SHORT EXERCISE: The data below should be restated word for word, with every picture omitted.
..............................
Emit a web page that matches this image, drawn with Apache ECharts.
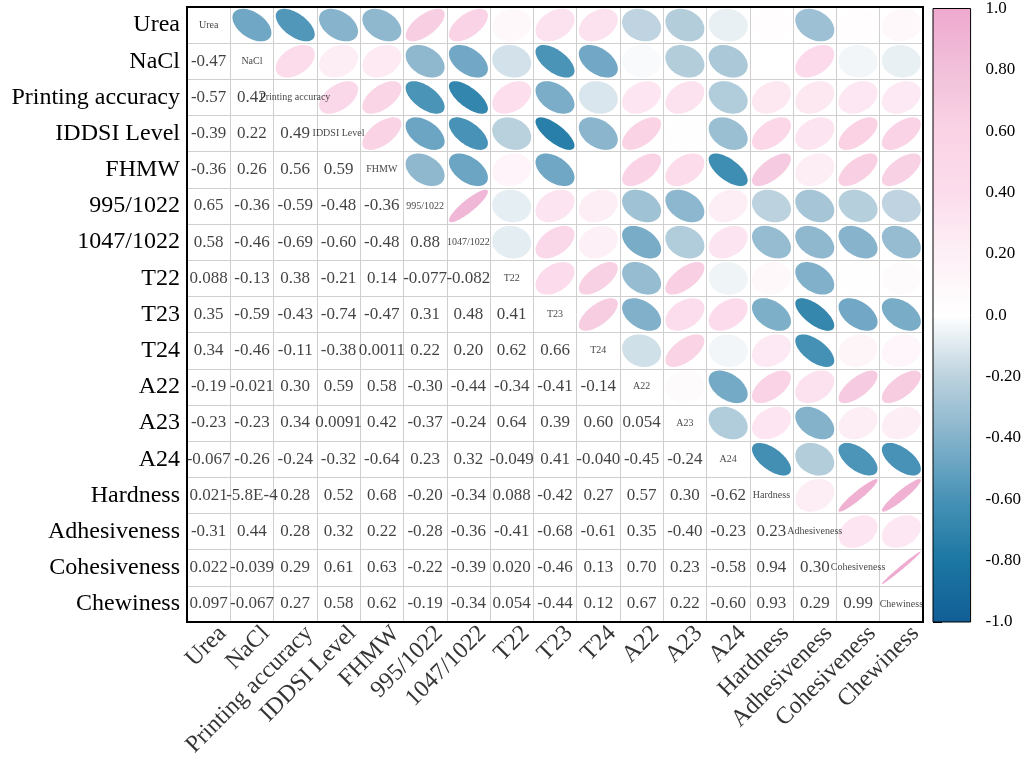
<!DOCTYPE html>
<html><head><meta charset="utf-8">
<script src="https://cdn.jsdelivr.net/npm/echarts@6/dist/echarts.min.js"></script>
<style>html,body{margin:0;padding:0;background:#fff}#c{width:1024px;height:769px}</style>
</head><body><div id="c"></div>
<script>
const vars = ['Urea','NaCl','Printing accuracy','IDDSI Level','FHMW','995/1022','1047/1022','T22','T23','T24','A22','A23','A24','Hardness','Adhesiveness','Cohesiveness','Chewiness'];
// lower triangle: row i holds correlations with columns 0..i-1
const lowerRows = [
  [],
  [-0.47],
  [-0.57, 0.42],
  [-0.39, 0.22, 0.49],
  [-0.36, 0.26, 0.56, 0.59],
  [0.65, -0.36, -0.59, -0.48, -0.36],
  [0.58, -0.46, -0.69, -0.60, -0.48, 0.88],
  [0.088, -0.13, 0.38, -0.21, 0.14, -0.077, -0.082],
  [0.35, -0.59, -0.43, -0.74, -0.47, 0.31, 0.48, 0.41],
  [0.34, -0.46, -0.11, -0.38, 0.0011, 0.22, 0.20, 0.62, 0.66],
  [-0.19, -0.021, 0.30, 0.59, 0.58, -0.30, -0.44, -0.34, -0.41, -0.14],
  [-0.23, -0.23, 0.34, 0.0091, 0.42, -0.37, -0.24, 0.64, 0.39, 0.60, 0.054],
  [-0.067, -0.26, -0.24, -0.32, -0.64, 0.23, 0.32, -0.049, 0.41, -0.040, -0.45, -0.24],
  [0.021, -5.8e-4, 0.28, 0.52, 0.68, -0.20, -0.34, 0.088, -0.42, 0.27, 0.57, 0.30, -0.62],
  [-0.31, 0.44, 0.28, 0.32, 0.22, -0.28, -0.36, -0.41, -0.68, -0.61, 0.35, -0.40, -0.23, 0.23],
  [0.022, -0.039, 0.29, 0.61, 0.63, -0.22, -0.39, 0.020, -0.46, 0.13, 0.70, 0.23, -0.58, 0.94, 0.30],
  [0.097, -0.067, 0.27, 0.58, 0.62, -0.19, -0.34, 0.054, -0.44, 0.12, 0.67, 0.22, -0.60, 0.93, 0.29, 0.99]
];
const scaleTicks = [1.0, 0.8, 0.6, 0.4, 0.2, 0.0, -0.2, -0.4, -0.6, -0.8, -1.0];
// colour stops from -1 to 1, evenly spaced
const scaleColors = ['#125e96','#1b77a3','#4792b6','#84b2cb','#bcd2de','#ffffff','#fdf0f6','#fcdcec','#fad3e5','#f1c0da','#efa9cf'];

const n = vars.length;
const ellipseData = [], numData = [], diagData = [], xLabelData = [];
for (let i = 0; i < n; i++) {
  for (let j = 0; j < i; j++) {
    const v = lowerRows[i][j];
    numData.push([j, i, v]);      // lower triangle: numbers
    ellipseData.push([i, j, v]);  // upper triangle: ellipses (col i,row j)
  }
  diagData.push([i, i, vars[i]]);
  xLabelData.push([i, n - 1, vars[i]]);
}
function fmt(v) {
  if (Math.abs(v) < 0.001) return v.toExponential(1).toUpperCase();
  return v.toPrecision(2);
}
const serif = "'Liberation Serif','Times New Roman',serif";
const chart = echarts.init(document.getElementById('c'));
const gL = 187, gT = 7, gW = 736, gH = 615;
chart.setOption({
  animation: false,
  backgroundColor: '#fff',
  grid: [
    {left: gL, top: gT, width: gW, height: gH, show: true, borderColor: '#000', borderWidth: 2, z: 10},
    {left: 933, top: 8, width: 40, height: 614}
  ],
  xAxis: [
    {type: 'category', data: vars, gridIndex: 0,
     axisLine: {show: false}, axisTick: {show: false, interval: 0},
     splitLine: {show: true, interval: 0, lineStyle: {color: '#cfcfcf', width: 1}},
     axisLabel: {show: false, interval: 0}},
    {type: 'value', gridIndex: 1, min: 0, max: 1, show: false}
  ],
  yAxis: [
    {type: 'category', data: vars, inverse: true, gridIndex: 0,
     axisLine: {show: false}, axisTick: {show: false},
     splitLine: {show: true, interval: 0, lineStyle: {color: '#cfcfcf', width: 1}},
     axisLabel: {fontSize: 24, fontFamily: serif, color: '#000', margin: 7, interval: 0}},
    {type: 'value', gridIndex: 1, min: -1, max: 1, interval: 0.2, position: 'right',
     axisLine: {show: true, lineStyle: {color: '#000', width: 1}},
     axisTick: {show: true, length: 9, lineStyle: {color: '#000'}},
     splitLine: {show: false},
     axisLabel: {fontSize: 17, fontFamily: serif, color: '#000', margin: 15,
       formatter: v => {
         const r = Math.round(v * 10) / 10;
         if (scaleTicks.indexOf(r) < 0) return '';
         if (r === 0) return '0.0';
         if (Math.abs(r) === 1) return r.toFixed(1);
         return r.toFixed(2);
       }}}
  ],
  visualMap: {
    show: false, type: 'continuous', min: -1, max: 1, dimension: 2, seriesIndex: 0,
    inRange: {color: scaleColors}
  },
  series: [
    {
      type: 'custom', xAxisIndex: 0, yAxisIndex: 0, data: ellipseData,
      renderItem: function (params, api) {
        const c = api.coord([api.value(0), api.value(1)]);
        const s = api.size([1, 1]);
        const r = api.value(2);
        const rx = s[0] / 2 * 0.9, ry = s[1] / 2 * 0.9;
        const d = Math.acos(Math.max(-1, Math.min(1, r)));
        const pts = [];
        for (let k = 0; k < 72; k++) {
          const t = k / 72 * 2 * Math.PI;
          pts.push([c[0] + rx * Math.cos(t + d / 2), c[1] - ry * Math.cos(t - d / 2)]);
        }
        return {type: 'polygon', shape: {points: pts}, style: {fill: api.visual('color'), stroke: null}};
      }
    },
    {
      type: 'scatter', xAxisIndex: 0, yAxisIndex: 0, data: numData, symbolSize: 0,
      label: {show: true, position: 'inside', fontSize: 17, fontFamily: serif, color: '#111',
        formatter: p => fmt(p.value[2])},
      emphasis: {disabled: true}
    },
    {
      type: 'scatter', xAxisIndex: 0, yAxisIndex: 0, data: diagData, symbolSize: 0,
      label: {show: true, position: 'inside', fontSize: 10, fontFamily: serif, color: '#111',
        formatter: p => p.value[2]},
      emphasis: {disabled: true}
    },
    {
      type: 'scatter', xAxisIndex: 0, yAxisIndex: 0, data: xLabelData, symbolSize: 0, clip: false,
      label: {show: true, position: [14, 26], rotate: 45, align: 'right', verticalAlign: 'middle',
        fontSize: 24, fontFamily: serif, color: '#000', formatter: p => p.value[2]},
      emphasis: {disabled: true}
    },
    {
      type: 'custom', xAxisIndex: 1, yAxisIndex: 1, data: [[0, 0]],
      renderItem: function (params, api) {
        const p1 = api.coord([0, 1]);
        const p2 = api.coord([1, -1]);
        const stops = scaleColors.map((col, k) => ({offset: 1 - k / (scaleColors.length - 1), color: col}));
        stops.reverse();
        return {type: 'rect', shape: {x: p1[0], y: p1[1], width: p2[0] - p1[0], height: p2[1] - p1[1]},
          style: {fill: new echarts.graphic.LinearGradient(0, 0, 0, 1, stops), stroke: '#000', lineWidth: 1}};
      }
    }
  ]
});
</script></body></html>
..............................
SOLUTION TO THIS EXERCISE:
Emit a web page that matches this image, drawn with Apache ECharts.
<!DOCTYPE html>
<html><head><meta charset="utf-8">
<script src="https://cdn.jsdelivr.net/npm/echarts@6/dist/echarts.min.js"></script>
<style>html,body{margin:0;padding:0;background:#fff}#c{width:1024px;height:769px}</style>
</head><body><div id="c"></div>
<script>
const vars = ['Urea','NaCl','Printing accuracy','IDDSI Level','FHMW','995/1022','1047/1022','T22','T23','T24','A22','A23','A24','Hardness','Adhesiveness','Cohesiveness','Chewiness'];
// lower triangle: row i holds correlations with columns 0..i-1
const lowerRows = [
  [],
  [-0.47],
  [-0.57, 0.42],
  [-0.39, 0.22, 0.49],
  [-0.36, 0.26, 0.56, 0.59],
  [0.65, -0.36, -0.59, -0.48, -0.36],
  [0.58, -0.46, -0.69, -0.60, -0.48, 0.88],
  [0.088, -0.13, 0.38, -0.21, 0.14, -0.077, -0.082],
  [0.35, -0.59, -0.43, -0.74, -0.47, 0.31, 0.48, 0.41],
  [0.34, -0.46, -0.11, -0.38, 0.0011, 0.22, 0.20, 0.62, 0.66],
  [-0.19, -0.021, 0.30, 0.59, 0.58, -0.30, -0.44, -0.34, -0.41, -0.14],
  [-0.23, -0.23, 0.34, 0.0091, 0.42, -0.37, -0.24, 0.64, 0.39, 0.60, 0.054],
  [-0.067, -0.26, -0.24, -0.32, -0.64, 0.23, 0.32, -0.049, 0.41, -0.040, -0.45, -0.24],
  [0.021, -5.8e-4, 0.28, 0.52, 0.68, -0.20, -0.34, 0.088, -0.42, 0.27, 0.57, 0.30, -0.62],
  [-0.31, 0.44, 0.28, 0.32, 0.22, -0.28, -0.36, -0.41, -0.68, -0.61, 0.35, -0.40, -0.23, 0.23],
  [0.022, -0.039, 0.29, 0.61, 0.63, -0.22, -0.39, 0.020, -0.46, 0.13, 0.70, 0.23, -0.58, 0.94, 0.30],
  [0.097, -0.067, 0.27, 0.58, 0.62, -0.19, -0.34, 0.054, -0.44, 0.12, 0.67, 0.22, -0.60, 0.93, 0.29, 0.99]
];
const scaleTicks = [1.0, 0.8, 0.6, 0.4, 0.2, 0.0, -0.2, -0.4, -0.6, -0.8, -1.0];
// colour stops from -1 to 1, evenly spaced
const scaleColors = ['#125e96','#1b77a3','#4792b6','#84b2cb','#bcd2de','#ffffff','#fdf0f6','#fcdcec','#fad3e5','#f1c0da','#efa9cf'];

const n = vars.length;
const ellipseData = [], numData = [], diagData = [], xLabelData = [];
for (let i = 0; i < n; i++) {
  for (let j = 0; j < i; j++) {
    const v = lowerRows[i][j];
    numData.push([j, i, v]);      // lower triangle: numbers
    ellipseData.push([i, j, v]);  // upper triangle: ellipses (col i,row j)
  }
  diagData.push([i, i, vars[i]]);
  xLabelData.push([i, n - 1, vars[i]]);
}
function fmt(v) {
  if (Math.abs(v) < 0.001) return v.toExponential(1).toUpperCase();
  return v.toPrecision(2);
}
const serif = "'Liberation Serif','Times New Roman',serif";
const chart = echarts.init(document.getElementById('c'));
const gL = 187, gT = 7, gW = 736, gH = 615;
chart.setOption({
  animation: false,
  backgroundColor: '#fff',
  grid: [
    {left: gL, top: gT, width: gW, height: gH, show: true, borderColor: '#000', borderWidth: 2, z: 10},
    {left: 933, top: 8, width: 40, height: 614}
  ],
  xAxis: [
    {type: 'category', data: vars, gridIndex: 0,
     axisLine: {show: false}, axisTick: {show: false, interval: 0},
     splitLine: {show: true, interval: 0, lineStyle: {color: '#cfcfcf', width: 1}},
     axisLabel: {show: false, interval: 0}},
    {type: 'value', gridIndex: 1, min: 0, max: 1, show: false}
  ],
  yAxis: [
    {type: 'category', data: vars, inverse: true, gridIndex: 0,
     axisLine: {show: false}, axisTick: {show: false},
     splitLine: {show: true, interval: 0, lineStyle: {color: '#cfcfcf', width: 1}},
     axisLabel: {fontSize: 24, fontFamily: serif, color: '#000', margin: 7, interval: 0}},
    {type: 'value', gridIndex: 1, min: -1, max: 1, interval: 0.2, position: 'right',
     axisLine: {show: true, lineStyle: {color: '#000', width: 1}},
     axisTick: {show: true, length: 9, lineStyle: {color: '#000'}},
     splitLine: {show: false},
     axisLabel: {fontSize: 17, fontFamily: serif, color: '#000', margin: 15,
       formatter: v => {
         const r = Math.round(v * 10) / 10;
         if (scaleTicks.indexOf(r) < 0) return '';
         if (r === 0) return '0.0';
         if (Math.abs(r) === 1) return r.toFixed(1);
         return r.toFixed(2);
       }}}
  ],
  visualMap: {
    show: false, type: 'continuous', min: -1, max: 1, dimension: 2, seriesIndex: 0,
    inRange: {color: scaleColors}
  },
  series: [
    {
      type: 'custom', xAxisIndex: 0, yAxisIndex: 0, data: ellipseData,
      renderItem: function (params, api) {
        const c = api.coord([api.value(0), api.value(1)]);
        const s = api.size([1, 1]);
        const r = api.value(2);
        const rx = s[0] / 2 * 0.9, ry = s[1] / 2 * 0.9;
        const d = Math.acos(Math.max(-1, Math.min(1, r)));
        const pts = [];
        for (let k = 0; k < 72; k++) {
          const t = k / 72 * 2 * Math.PI;
          pts.push([c[0] + rx * Math.cos(t + d / 2), c[1] - ry * Math.cos(t - d / 2)]);
        }
        return {type: 'polygon', shape: {points: pts}, style: {fill: api.visual('color'), stroke: null}};
      }
    },
    {
      type: 'scatter', xAxisIndex: 0, yAxisIndex: 0, data: numData, symbolSize: 0,
      label: {show: true, position: 'inside', fontSize: 17, fontFamily: serif, color: '#111',
        formatter: p => fmt(p.value[2])},
      emphasis: {disabled: true}
    },
    {
      type: 'scatter', xAxisIndex: 0, yAxisIndex: 0, data: diagData, symbolSize: 0,
      label: {show: true, position: 'inside', fontSize: 10, fontFamily: serif, color: '#111',
        formatter: p => p.value[2]},
      emphasis: {disabled: true}
    },
    {
      type: 'scatter', xAxisIndex: 0, yAxisIndex: 0, data: xLabelData, symbolSize: 0, clip: false,
      label: {show: true, position: [14, 26], rotate: 45, align: 'right', verticalAlign: 'middle',
        fontSize: 24, fontFamily: serif, color: '#000', formatter: p => p.value[2]},
      emphasis: {disabled: true}
    },
    {
      type: 'custom', xAxisIndex: 1, yAxisIndex: 1, data: [[0, 0]],
      renderItem: function (params, api) {
        const p1 = api.coord([0, 1]);
        const p2 = api.coord([1, -1]);
        const stops = scaleColors.map((col, k) => ({offset: 1 - k / (scaleColors.length - 1), color: col}));
        stops.reverse();
        return {type: 'rect', shape: {x: p1[0], y: p1[1], width: p2[0] - p1[0], height: p2[1] - p1[1]},
          style: {fill: new echarts.graphic.LinearGradient(0, 0, 0, 1, stops), stroke: '#000', lineWidth: 1}};
      }
    }
  ]
});
</script></body></html>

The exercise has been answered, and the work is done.